South Africa’s Response to COVID-19: Economically, Between Rock and a Hard Place
What makes responding to COVID-19 so difficult is that the “correct” response from a medical, clinical perspective and the “correct” response from an economic perspective require different, even opposite, approaches.
From a clinical perspective, we need to do everything that we can to stop transmission of the virus. In practice, this means confining people to their homes and putting the country under lockdown. Effectively, this means shutting down economic activity outside of essential services. From an economic perspective, and from a South African economic perspective, we want to ensure that economic activity keeps ticking over and even growing at a time when the economy is already on its knees.
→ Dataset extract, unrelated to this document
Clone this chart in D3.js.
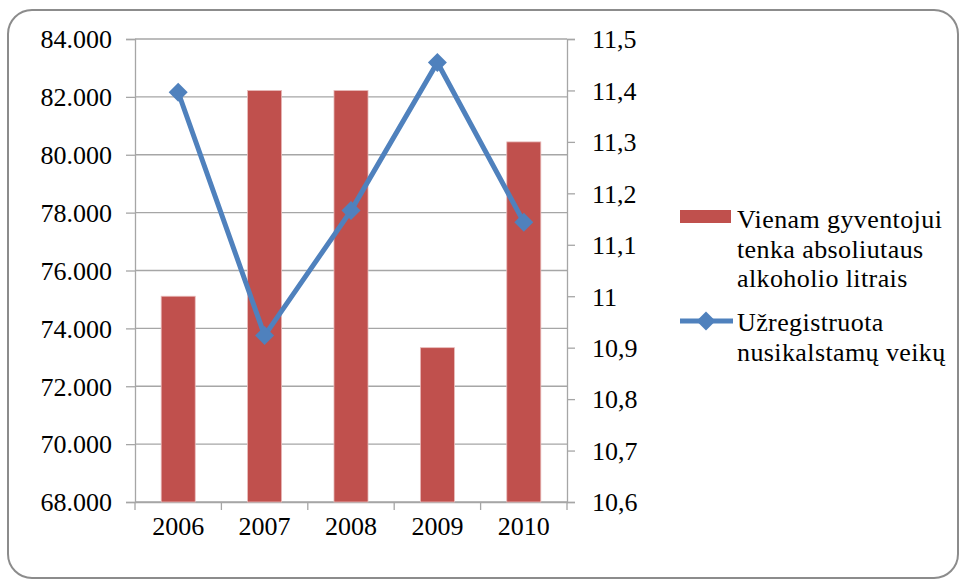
<!DOCTYPE html>
<html>
<head>
<meta charset="utf-8">
<script src="https://cdn.jsdelivr.net/npm/d3@7/dist/d3.min.js"></script>
<style>
  html, body { margin: 0; padding: 0; background: #fff; }
  svg { display: block; }
  svg text { font-family: 'Liberation Serif', 'Tinos', 'Times New Roman', 'DejaVu Serif', serif !important; fill: #000; }
</style>
</head>
<body>
<svg id="chart" width="964" height="582"></svg>
<script>
// ---- Data ----
const years = ["2006", "2007", "2008", "2009", "2010"];
const alcoholLitres = [11.0, 11.4, 11.4, 10.9, 11.3];          // bars, right axis
const registeredCrimes = [82160, 73750, 78070, 83190, 77670];   // line, left axis
const leftTicks = [68000, 70000, 72000, 74000, 76000, 78000, 80000, 82000, 84000];
const rightTicks = [10.6, 10.7, 10.8, 10.9, 11.0, 11.1, 11.2, 11.3, 11.4, 11.5];
const barLegend = ["Vienam gyventojui", "tenka absoliutaus", "alkoholio litrais"];
const lineLegend = ["Užregistruota", "nusikalstamų veikų"];

const FONT = "'Liberation Serif', 'Tinos', 'Times New Roman', 'DejaVu Serif', serif";
const locale = d3.formatLocale({ decimal: ",", thousands: ".", grouping: [3], currency: ["", ""] });
const fmtLeft = locale.format(",.0f");
const fmtRight = locale.format(".1~f");

const svg = d3.select("#chart").attr("font-family", FONT);
const L = 135, R = 567, T = 39, B = 502;
const barColor = "#C0504D", lineColor = "#4F81BD", gridColor = "#A6A6A6";

// outer rounded border
svg.append("rect").attr("x", 8).attr("y", 10).attr("width", 950).attr("height", 568)
  .attr("rx", 24).attr("ry", 24).attr("fill", "#fff").attr("stroke", "#8c8c8c").attr("stroke-width", 2);

const x = d3.scaleBand().domain(years).range([L, R]).paddingInner(0.606).paddingOuter(0.303);
const xCat = d3.scaleBand().domain(years).range([L, R]).padding(0);
const yL = d3.scaleLinear().domain([68000, 84000]).range([B, T]);
const yR = d3.scaleLinear().domain([10.6, 11.5]).range([B, T]);

// gridlines
svg.append("g").selectAll("line").data(leftTicks).join("line")
  .attr("x1", L).attr("x2", R).attr("y1", d => yL(d)).attr("y2", d => yL(d))
  .attr("stroke", gridColor).attr("stroke-width", 1.3);

// axes
const gL = svg.append("g").attr("transform", `translate(${L},0)`)
  .call(d3.axisLeft(yL).tickValues(leftTicks).tickFormat(fmtLeft).tickSize(9).tickPadding(14));
const gR = svg.append("g").attr("transform", `translate(${R},0)`)
  .call(d3.axisRight(yR).tickValues(rightTicks).tickFormat(fmtRight).tickSize(8).tickPadding(17));
const gB = svg.append("g").attr("transform", `translate(0,${B})`)
  .call(d3.axisBottom(xCat).tickSize(0).tickPadding(30));
svg.append("g").selectAll("line").data(years.concat(["end"])).join("line")
  .attr("x1", (d, i) => i < years.length ? xCat(d) : R)
  .attr("x2", (d, i) => i < years.length ? xCat(d) : R)
  .attr("y1", B).attr("y2", B + 8).attr("stroke", gridColor).attr("stroke-width", 1.3);

[gL, gR, gB].forEach(g => {
  g.attr("font-family", FONT).attr("font-size", 26);
  g.selectAll(".domain").attr("stroke", gridColor).attr("stroke-width", 1.3);
  g.selectAll(".tick line").attr("stroke", gridColor).attr("stroke-width", 1.3);
  g.selectAll("text").attr("font-size", 26).attr("font-family", FONT).attr("fill", "#000");
});
gL.selectAll(".tick text").attr("dy", "0.34em");
gR.selectAll(".tick text").attr("dy", "0.34em");
gB.selectAll(".tick text").attr("dy", "0.1em");

// bars
svg.append("g").selectAll("rect").data(years).join("rect")
  .attr("x", d => x(d)).attr("width", x.bandwidth())
  .attr("y", (d, i) => yR(alcoholLitres[i]))
  .attr("height", (d, i) => B - yR(alcoholLitres[i]))
  .attr("fill", barColor).attr("stroke", "#E8BCBB").attr("stroke-width", 0.8);

// line
const cx = d => xCat(d) + xCat.bandwidth() / 2;
const line = d3.line().x(d => cx(d)).y((d, i) => yL(registeredCrimes[i]));
svg.append("path").datum(years).attr("d", line)
  .attr("fill", "none").attr("stroke", lineColor).attr("stroke-width", 5).attr("stroke-linejoin", "miter");
const diamond = d3.symbol().type(d3.symbolSquare).size(180);
svg.append("g").selectAll("path").data(years).join("path")
  .attr("d", diamond)
  .attr("transform", (d, i) => `translate(${cx(d)},${yL(registeredCrimes[i])}) rotate(45)`)
  .attr("fill", lineColor);

// legend
const lg = svg.append("g").attr("font-family", FONT);
lg.append("rect").attr("x", 680).attr("y", 210).attr("width", 51).attr("height", 13).attr("fill", barColor);
lg.selectAll("text.b").data(barLegend).join("text").attr("class", "b")
  .attr("x", 737).attr("y", (d, i) => 228 + i * 29.5).attr("font-size", 26)
  .attr("letter-spacing", 0.4).attr("font-family", FONT).text(d => d);
lg.append("line").attr("x1", 680).attr("x2", 733).attr("y1", 321).attr("y2", 321)
  .attr("stroke", lineColor).attr("stroke-width", 5);
lg.append("path").attr("d", diamond).attr("transform", "translate(706,321) rotate(45)").attr("fill", lineColor);
lg.selectAll("text.l").data(lineLegend).join("text").attr("class", "l")
  .attr("x", 737).attr("y", (d, i) => 331 + i * 29.5).attr("font-size", 26)
  .attr("letter-spacing", 0.4).attr("font-family", FONT).text(d => d);
</script>
</body>
</html>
The President and his Cabinet announced a national lockdown which is in place from 27 March until 16 April - 21 days. On 9 April, the lockdown was extended by a further 14 days until 30 April. This 5-week hiatus will have devastating consequences for the economy and, for small businesses, which simply don’t have the capital to see them through the break in activity. Small businesses are also important drivers of employment in an economy with employment (narrowly defined) approaching 30% and, including discouraged workers, in the region of 40%.
The impact of this lockdown on the South African economy (and the global economy) will be significant and lasting. It’s a long road back, and there’s no clarity on what the future holds.
Despite the economic consequences, the question remains: is this enough? Should the lockdown be extended? Does South Africa’s healthcare system have the capacity to meet the surge in demand of the pandemic?